## [WHAT YOU SHOULD DO]
Go through the listing and copy each line with the string "chart".

--- start of ENTRIES PROVIDED ---

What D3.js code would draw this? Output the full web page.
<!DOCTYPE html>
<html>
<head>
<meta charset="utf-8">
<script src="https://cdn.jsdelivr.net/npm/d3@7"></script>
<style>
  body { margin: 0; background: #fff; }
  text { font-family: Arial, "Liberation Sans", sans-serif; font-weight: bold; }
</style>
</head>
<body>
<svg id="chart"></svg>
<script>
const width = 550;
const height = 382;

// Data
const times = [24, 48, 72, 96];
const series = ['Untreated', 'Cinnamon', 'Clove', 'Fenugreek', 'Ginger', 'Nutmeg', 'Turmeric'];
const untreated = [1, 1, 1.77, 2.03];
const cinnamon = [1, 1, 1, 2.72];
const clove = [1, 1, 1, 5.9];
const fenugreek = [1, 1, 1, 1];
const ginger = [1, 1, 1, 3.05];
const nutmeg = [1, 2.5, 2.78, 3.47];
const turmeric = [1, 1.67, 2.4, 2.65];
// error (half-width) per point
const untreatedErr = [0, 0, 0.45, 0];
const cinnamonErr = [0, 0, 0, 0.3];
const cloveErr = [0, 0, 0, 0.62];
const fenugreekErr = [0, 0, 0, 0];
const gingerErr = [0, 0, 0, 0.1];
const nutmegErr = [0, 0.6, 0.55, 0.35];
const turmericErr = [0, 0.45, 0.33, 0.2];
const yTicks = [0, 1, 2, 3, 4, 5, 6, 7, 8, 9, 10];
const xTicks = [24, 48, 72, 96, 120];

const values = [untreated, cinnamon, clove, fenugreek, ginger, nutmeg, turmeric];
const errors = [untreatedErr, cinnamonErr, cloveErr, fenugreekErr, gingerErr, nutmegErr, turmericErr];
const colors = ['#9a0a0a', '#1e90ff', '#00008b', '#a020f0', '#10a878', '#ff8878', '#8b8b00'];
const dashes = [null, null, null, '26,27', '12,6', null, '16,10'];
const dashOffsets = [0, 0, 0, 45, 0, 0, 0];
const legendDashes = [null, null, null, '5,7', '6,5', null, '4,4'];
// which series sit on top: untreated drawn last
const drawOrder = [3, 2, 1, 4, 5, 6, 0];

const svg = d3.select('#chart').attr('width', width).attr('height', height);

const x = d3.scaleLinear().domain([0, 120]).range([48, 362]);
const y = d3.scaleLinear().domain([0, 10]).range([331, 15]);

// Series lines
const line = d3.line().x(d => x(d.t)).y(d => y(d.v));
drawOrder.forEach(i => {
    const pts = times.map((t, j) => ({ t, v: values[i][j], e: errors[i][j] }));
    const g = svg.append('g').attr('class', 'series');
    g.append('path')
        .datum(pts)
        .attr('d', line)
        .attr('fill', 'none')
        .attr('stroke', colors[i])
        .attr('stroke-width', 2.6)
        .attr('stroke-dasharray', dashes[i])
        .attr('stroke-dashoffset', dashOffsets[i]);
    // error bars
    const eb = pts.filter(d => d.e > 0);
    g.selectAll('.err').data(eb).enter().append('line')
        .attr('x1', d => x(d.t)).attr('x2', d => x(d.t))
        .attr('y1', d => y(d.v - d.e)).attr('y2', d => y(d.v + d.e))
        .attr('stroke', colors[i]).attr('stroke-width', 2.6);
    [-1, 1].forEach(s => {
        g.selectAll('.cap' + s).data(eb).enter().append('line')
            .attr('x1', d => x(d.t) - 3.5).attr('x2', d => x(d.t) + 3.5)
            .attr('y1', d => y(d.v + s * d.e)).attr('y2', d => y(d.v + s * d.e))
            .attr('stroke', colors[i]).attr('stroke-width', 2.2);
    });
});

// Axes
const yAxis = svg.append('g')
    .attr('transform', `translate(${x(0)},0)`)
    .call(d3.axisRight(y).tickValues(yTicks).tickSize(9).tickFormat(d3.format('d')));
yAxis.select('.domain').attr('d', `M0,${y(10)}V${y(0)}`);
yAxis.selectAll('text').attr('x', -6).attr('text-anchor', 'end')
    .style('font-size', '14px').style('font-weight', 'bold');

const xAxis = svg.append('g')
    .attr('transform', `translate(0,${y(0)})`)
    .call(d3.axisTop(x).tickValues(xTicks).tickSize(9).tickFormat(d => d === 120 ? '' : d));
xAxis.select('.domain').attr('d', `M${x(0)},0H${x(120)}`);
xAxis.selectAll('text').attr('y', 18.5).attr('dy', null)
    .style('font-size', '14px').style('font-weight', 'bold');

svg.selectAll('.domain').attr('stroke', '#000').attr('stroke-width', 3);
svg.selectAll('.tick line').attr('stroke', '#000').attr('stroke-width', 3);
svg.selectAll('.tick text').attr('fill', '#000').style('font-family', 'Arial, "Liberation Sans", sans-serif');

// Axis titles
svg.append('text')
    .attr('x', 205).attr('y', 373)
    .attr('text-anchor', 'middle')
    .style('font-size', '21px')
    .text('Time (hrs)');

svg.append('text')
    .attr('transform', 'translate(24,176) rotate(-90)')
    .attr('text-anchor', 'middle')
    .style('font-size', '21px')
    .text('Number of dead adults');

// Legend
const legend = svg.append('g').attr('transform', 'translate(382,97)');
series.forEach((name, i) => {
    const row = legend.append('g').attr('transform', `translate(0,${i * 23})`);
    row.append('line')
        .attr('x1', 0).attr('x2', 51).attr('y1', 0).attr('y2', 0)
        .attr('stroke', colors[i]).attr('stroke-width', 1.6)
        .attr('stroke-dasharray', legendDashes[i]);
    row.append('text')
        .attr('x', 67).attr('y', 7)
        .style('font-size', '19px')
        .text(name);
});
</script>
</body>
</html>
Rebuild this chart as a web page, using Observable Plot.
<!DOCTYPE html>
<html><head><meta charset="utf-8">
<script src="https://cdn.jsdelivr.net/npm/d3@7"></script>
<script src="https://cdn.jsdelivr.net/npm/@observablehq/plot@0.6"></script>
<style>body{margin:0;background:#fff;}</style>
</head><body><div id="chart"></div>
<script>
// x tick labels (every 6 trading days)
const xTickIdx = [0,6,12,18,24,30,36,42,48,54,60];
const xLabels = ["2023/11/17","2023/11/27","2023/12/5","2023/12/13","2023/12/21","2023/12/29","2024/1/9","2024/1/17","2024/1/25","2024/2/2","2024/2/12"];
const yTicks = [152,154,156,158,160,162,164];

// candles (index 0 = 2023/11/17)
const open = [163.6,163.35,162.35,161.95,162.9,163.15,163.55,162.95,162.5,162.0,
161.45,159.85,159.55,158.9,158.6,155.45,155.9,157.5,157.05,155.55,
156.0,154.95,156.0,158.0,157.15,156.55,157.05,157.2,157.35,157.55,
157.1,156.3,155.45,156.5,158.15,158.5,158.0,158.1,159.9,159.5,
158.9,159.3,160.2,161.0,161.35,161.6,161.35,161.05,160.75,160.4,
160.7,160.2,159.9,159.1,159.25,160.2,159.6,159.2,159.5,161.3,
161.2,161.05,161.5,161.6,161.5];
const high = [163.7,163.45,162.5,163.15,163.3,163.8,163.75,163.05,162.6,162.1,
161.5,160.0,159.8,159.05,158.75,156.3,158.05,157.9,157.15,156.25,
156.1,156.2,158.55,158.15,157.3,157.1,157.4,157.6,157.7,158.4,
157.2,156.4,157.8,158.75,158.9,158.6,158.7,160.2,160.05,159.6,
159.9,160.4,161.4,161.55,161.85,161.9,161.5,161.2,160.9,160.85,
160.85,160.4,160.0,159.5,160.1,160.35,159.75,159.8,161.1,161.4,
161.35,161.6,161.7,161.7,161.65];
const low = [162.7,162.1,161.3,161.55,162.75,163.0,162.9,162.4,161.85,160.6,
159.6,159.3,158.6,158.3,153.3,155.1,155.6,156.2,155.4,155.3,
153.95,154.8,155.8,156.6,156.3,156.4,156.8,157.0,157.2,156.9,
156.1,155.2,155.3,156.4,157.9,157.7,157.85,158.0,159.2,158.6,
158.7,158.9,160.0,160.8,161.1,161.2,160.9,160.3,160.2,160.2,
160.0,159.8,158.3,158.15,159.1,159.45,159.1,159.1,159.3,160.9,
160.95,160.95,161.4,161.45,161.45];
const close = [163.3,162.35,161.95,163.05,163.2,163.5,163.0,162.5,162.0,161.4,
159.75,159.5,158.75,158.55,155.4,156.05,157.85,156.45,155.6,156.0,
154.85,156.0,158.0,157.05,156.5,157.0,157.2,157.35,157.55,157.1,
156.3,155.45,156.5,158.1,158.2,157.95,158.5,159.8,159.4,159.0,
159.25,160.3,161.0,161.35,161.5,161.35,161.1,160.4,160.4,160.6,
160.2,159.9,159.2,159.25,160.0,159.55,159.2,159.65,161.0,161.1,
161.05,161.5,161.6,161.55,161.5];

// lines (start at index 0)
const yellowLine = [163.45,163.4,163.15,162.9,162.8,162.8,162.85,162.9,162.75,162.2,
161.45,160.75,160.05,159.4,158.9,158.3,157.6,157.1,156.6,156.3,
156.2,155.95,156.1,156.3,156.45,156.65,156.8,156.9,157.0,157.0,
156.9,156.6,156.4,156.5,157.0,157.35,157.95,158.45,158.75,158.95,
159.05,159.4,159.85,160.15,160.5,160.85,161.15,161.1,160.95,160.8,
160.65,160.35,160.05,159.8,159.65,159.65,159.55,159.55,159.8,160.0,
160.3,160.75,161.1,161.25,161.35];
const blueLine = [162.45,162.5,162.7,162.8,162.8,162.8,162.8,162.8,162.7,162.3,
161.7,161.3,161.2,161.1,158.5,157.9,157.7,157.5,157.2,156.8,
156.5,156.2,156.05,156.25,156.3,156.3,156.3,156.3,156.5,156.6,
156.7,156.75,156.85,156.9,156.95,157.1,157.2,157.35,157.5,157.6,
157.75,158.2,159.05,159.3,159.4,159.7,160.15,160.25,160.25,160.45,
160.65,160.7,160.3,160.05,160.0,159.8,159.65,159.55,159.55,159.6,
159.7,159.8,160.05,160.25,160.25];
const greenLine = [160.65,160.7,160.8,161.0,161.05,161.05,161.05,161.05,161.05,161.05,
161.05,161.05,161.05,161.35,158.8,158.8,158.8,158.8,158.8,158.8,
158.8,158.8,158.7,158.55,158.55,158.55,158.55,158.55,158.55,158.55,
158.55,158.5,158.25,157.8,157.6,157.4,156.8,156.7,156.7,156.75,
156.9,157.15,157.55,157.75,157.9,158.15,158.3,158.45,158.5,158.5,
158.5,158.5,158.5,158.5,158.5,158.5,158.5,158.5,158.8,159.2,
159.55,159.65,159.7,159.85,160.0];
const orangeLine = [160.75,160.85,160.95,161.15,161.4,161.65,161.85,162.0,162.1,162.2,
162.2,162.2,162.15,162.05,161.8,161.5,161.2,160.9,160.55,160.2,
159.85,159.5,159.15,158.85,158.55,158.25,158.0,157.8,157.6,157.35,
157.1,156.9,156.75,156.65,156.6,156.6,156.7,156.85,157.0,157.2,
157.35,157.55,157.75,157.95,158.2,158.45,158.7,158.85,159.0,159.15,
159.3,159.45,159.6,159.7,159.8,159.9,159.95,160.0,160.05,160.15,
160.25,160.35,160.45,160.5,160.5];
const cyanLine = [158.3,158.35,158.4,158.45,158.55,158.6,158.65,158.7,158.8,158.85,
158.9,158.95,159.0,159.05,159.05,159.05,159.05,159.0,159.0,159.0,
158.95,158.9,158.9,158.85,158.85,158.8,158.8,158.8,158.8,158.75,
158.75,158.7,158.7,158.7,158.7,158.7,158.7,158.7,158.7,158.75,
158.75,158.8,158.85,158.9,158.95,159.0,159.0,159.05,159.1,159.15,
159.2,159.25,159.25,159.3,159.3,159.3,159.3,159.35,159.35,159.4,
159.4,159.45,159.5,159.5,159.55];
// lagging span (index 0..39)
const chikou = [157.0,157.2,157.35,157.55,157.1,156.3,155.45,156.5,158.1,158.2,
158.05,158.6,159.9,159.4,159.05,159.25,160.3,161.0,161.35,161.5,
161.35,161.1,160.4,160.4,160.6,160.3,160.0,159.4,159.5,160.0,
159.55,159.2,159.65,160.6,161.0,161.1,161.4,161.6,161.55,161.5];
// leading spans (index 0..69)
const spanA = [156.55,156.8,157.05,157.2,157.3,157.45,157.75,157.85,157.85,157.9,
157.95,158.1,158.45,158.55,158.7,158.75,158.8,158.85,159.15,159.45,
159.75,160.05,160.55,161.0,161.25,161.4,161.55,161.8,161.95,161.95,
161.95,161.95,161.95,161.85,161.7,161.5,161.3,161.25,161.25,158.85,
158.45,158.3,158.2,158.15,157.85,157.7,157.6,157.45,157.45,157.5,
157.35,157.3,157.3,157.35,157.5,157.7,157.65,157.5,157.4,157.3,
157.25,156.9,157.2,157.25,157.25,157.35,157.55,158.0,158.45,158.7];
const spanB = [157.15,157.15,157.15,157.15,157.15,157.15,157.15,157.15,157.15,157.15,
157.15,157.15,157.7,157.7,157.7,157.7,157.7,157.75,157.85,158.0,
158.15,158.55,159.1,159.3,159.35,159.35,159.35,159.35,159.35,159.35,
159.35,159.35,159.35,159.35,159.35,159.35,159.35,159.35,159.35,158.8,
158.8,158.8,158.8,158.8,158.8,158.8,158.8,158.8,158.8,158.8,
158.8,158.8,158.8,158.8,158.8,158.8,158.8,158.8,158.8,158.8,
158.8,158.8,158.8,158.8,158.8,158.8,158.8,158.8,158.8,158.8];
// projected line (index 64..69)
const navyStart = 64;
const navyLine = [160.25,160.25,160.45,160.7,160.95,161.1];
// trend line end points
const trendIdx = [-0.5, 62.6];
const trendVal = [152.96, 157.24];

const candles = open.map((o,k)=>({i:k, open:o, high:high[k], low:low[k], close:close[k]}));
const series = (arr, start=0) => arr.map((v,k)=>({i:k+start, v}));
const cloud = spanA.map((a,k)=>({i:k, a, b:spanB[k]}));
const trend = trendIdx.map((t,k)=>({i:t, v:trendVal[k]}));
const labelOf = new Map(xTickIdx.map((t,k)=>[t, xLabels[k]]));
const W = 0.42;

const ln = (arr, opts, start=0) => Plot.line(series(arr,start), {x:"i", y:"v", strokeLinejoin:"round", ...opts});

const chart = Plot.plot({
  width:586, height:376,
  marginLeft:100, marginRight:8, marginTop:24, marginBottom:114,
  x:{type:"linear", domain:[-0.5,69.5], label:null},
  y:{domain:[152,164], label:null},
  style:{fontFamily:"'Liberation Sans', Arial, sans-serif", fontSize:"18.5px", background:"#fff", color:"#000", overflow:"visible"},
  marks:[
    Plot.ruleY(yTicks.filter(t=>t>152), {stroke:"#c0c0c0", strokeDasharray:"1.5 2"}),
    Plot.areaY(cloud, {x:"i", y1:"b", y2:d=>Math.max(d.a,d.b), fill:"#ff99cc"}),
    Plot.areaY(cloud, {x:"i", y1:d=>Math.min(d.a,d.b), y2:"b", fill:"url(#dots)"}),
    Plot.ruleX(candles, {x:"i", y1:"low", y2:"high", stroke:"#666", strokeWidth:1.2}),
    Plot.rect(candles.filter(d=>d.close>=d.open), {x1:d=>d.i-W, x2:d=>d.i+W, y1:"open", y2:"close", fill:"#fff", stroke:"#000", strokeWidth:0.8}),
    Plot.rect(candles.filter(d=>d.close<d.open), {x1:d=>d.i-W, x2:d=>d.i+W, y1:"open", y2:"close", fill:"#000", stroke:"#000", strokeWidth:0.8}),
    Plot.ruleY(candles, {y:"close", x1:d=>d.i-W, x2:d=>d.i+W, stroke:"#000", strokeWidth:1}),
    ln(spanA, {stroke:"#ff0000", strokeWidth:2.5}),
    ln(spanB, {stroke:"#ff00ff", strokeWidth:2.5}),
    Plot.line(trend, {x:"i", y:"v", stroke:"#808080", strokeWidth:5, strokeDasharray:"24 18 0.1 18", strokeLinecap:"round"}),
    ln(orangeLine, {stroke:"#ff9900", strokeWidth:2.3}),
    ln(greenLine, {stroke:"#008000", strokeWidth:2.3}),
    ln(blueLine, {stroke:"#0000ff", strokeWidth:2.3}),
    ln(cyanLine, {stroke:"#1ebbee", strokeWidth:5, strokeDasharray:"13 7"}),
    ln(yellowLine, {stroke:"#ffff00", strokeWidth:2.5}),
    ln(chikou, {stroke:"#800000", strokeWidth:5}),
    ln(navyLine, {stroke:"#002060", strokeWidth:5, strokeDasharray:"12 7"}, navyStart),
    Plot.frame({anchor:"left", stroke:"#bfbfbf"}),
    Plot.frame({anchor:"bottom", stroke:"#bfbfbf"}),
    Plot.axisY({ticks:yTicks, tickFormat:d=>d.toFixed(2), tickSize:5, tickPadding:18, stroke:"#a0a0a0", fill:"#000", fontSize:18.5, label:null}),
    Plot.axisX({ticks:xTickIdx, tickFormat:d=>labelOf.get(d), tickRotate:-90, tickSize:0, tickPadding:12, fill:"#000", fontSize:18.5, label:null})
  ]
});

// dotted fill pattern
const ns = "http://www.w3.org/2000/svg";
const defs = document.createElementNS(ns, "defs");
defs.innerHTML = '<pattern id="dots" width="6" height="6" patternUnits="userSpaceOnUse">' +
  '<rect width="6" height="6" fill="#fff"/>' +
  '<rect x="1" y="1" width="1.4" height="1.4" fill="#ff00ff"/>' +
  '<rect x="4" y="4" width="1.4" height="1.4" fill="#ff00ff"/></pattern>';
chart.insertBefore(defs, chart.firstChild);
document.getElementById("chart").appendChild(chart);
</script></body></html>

--- end of ENTRIES PROVIDED ---

## [EXERCISE ANSWER]
<svg id="chart"></svg>
const svg = d3.select('#chart').attr('width', width).attr('height', height);
Rebuild this chart as a web page, using Observable Plot.
</head><body><div id="chart"></div>
const chart = Plot.plot({
chart.insertBefore(defs, chart.firstChild);
document.getElementById("chart").appendChild(chart);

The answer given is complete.